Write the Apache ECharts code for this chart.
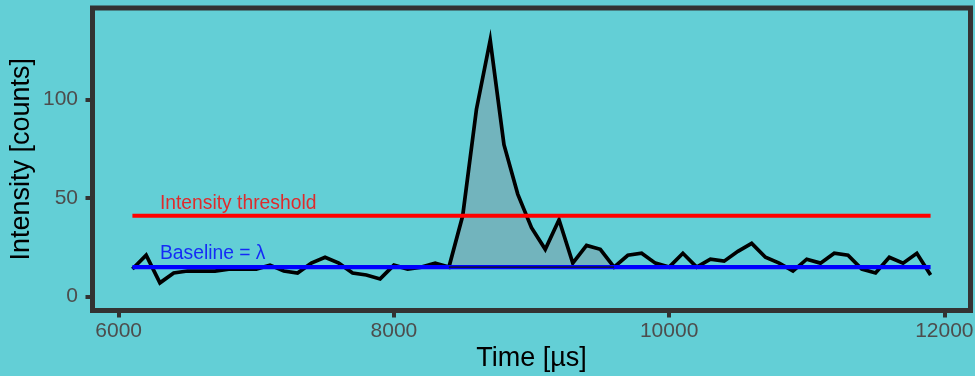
<!DOCTYPE html>
<html>
<head>
<meta charset="utf-8">
<script src="https://cdn.jsdelivr.net/npm/echarts@6/dist/echarts.min.js"></script>
<style>
html,body{margin:0;padding:0;background:#63CFD6;}
#chart{width:975px;height:376px;}
</style>
</head>
<body>
<div id="chart"></div>
<script>
// ---- data ----
const times = [6100,6200,6300,6400,6500,6600,6700,6800,6900,7000,7100,7200,7300,7400,7500,7600,7700,7800,7900,8000,
  8100,8200,8300,8400,8500,8600,8700,8800,8900,9000,9100,9200,9300,9400,9500,9600,9700,9800,9900,10000,
  10100,10200,10300,10400,10500,10600,10700,10800,10900,11000,11100,11200,11300,11400,11500,11600,11700,11800,11900];
const counts = [14,21,7,12,13,13,13,14,14,14,16,13,12,17,20,17,12,11,9,16,
  14,15,17,15,41,95,130,77,52,35,24,39,17,26,24,15,21,22,17,15,
  22,15,19,18,23,27,20,17,13,19,17,22,21,14,12,20,17,22,11];
const baseline = 15;          // lambda
const threshold = 41;         // intensity threshold
const peakStart = 8400;       // shaded region start
const peakEnd = 9600;         // shaded region end
const xTicks = [6000, 8000, 10000, 12000];
const yTicks = [0, 50, 100];
const labelTexts = ['Intensity threshold', 'Baseline = λ'];
const labelX = [6300, 6300];
const labelY = [47.3, 22];

// ---- derived ----
const lineData = times.map((t, i) => [t, counts[i]]);
const peakData = lineData.filter(d => d[0] >= peakStart && d[0] <= peakEnd);
const tMin = times[0], tMax = times[times.length - 1];

const font = 'Liberation Sans, Arial, Helvetica, sans-serif';
const chart = echarts.init(document.getElementById('chart'), null, {renderer: 'canvas'});
chart.setOption({
  backgroundColor: '#63CFD6',
  animation: false,
  grid: {left: 92.5, right: 4.5, top: 8, bottom: 65.5, show: true,
         borderColor: '#333333', borderWidth: 5, backgroundColor: 'transparent',
         containLabel: false, outerBoundsMode: 'none'},
  xAxis: {
    type: 'value', min: 5810, max: 12190,
    name: 'Time [µs]', nameLocation: 'middle', nameGap: 35, nameMoveOverlap: false,
    nameTextStyle: {color: '#000', fontSize: 27, fontFamily: font, verticalAlign: 'top'},
    axisLine: {show: false, onZero: false},
    splitLine: {show: false},
    axisTick: {show: true, length: 7, lineStyle: {color: '#333333', width: 4}, customValues: xTicks},
    axisLabel: {color: '#4D4D4D', fontSize: 21, fontFamily: font, margin: 10, customValues: xTicks,
                formatter: v => String(v)}
  },
  yAxis: {
    type: 'value', min: -7, max: 146.3,
    name: 'Intensity [counts]', nameLocation: 'middle', nameGap: 57, nameMoveOverlap: false,
    nameTextStyle: {color: '#000', fontSize: 27, fontFamily: font},
    axisLine: {show: false, onZero: false},
    splitLine: {show: false},
    axisTick: {show: true, length: 7, lineStyle: {color: '#333333', width: 4}, customValues: yTicks},
    axisLabel: {color: '#4D4D4D', fontSize: 21, fontFamily: font, margin: 14.5, customValues: yTicks,
                formatter: v => String(v)}
  },
  series: [
    {
      type: 'line', data: peakData, symbol: 'none', z: 1,
      lineStyle: {width: 0},
      areaStyle: {color: '#72B4BD', opacity: 1, origin: baseline}
    },
    {
      type: 'line', data: lineData, symbol: 'none', z: 2,
      lineStyle: {color: '#000000', width: 3.7, join: 'miter'}
    },
    {
      type: 'line', data: [[tMin, baseline], [tMax, baseline]], symbol: 'none', z: 3,
      lineStyle: {color: '#0000FF', width: 4.3, cap: 'butt'}
    },
    {
      type: 'line', data: [[peakStart, baseline], [peakEnd, baseline]], symbol: 'none', z: 4,
      lineStyle: {color: '#10104A', width: 1.6}
    },
    {
      type: 'line', data: [[tMin, threshold], [tMax, threshold]], symbol: 'none', z: 3,
      lineStyle: {color: '#FF0000', width: 4, cap: 'butt'}
    },
    {
      type: 'scatter', symbolSize: 0, z: 5, silent: true,
      data: [
        {value: [labelX[0], labelY[0]], label: {show: true, formatter: labelTexts[0], color: '#FF0000'}},
        {value: [labelX[1], labelY[1]], label: {show: true, formatter: labelTexts[1], color: '#0000FF'}}
      ],
      label: {show: true, position: 'right', distance: 0, fontSize: 19.3, fontFamily: font}
    }
  ]
});
</script>
</body>
</html>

_Exercise:_ Please set down each line of the data above exactly as written, without the pictures.

_Response to this task:_
Write the Apache ECharts code for this chart.
<!DOCTYPE html>
<html>
<head>
<meta charset="utf-8">
<script src="https://cdn.jsdelivr.net/npm/echarts@6/dist/echarts.min.js"></script>
<style>
html,body{margin:0;padding:0;background:#63CFD6;}
#chart{width:975px;height:376px;}
</style>
</head>
<body>
<div id="chart"></div>
<script>
// ---- data ----
const times = [6100,6200,6300,6400,6500,6600,6700,6800,6900,7000,7100,7200,7300,7400,7500,7600,7700,7800,7900,8000,
  8100,8200,8300,8400,8500,8600,8700,8800,8900,9000,9100,9200,9300,9400,9500,9600,9700,9800,9900,10000,
  10100,10200,10300,10400,10500,10600,10700,10800,10900,11000,11100,11200,11300,11400,11500,11600,11700,11800,11900];
const counts = [14,21,7,12,13,13,13,14,14,14,16,13,12,17,20,17,12,11,9,16,
  14,15,17,15,41,95,130,77,52,35,24,39,17,26,24,15,21,22,17,15,
  22,15,19,18,23,27,20,17,13,19,17,22,21,14,12,20,17,22,11];
const baseline = 15;          // lambda
const threshold = 41;         // intensity threshold
const peakStart = 8400;       // shaded region start
const peakEnd = 9600;         // shaded region end
const xTicks = [6000, 8000, 10000, 12000];
const yTicks = [0, 50, 100];
const labelTexts = ['Intensity threshold', 'Baseline = λ'];
const labelX = [6300, 6300];
const labelY = [47.3, 22];

// ---- derived ----
const lineData = times.map((t, i) => [t, counts[i]]);
const peakData = lineData.filter(d => d[0] >= peakStart && d[0] <= peakEnd);
const tMin = times[0], tMax = times[times.length - 1];

const font = 'Liberation Sans, Arial, Helvetica, sans-serif';
const chart = echarts.init(document.getElementById('chart'), null, {renderer: 'canvas'});
chart.setOption({
  backgroundColor: '#63CFD6',
  animation: false,
  grid: {left: 92.5, right: 4.5, top: 8, bottom: 65.5, show: true,
         borderColor: '#333333', borderWidth: 5, backgroundColor: 'transparent',
         containLabel: false, outerBoundsMode: 'none'},
  xAxis: {
    type: 'value', min: 5810, max: 12190,
    name: 'Time [µs]', nameLocation: 'middle', nameGap: 35, nameMoveOverlap: false,
    nameTextStyle: {color: '#000', fontSize: 27, fontFamily: font, verticalAlign: 'top'},
    axisLine: {show: false, onZero: false},
    splitLine: {show: false},
    axisTick: {show: true, length: 7, lineStyle: {color: '#333333', width: 4}, customValues: xTicks},
    axisLabel: {color: '#4D4D4D', fontSize: 21, fontFamily: font, margin: 10, customValues: xTicks,
                formatter: v => String(v)}
  },
  yAxis: {
    type: 'value', min: -7, max: 146.3,
    name: 'Intensity [counts]', nameLocation: 'middle', nameGap: 57, nameMoveOverlap: false,
    nameTextStyle: {color: '#000', fontSize: 27, fontFamily: font},
    axisLine: {show: false, onZero: false},
    splitLine: {show: false},
    axisTick: {show: true, length: 7, lineStyle: {color: '#333333', width: 4}, customValues: yTicks},
    axisLabel: {color: '#4D4D4D', fontSize: 21, fontFamily: font, margin: 14.5, customValues: yTicks,
                formatter: v => String(v)}
  },
  series: [
    {
      type: 'line', data: peakData, symbol: 'none', z: 1,
      lineStyle: {width: 0},
      areaStyle: {color: '#72B4BD', opacity: 1, origin: baseline}
    },
    {
      type: 'line', data: lineData, symbol: 'none', z: 2,
      lineStyle: {color: '#000000', width: 3.7, join: 'miter'}
    },
    {
      type: 'line', data: [[tMin, baseline], [tMax, baseline]], symbol: 'none', z: 3,
      lineStyle: {color: '#0000FF', width: 4.3, cap: 'butt'}
    },
    {
      type: 'line', data: [[peakStart, baseline], [peakEnd, baseline]], symbol: 'none', z: 4,
      lineStyle: {color: '#10104A', width: 1.6}
    },
    {
      type: 'line', data: [[tMin, threshold], [tMax, threshold]], symbol: 'none', z: 3,
      lineStyle: {color: '#FF0000', width: 4, cap: 'butt'}
    },
    {
      type: 'scatter', symbolSize: 0, z: 5, silent: true,
      data: [
        {value: [labelX[0], labelY[0]], label: {show: true, formatter: labelTexts[0], color: '#FF0000'}},
        {value: [labelX[1], labelY[1]], label: {show: true, formatter: labelTexts[1], color: '#0000FF'}}
      ],
      label: {show: true, position: 'right', distance: 0, fontSize: 19.3, fontFamily: font}
    }
  ]
});
</script>
</body>
</html>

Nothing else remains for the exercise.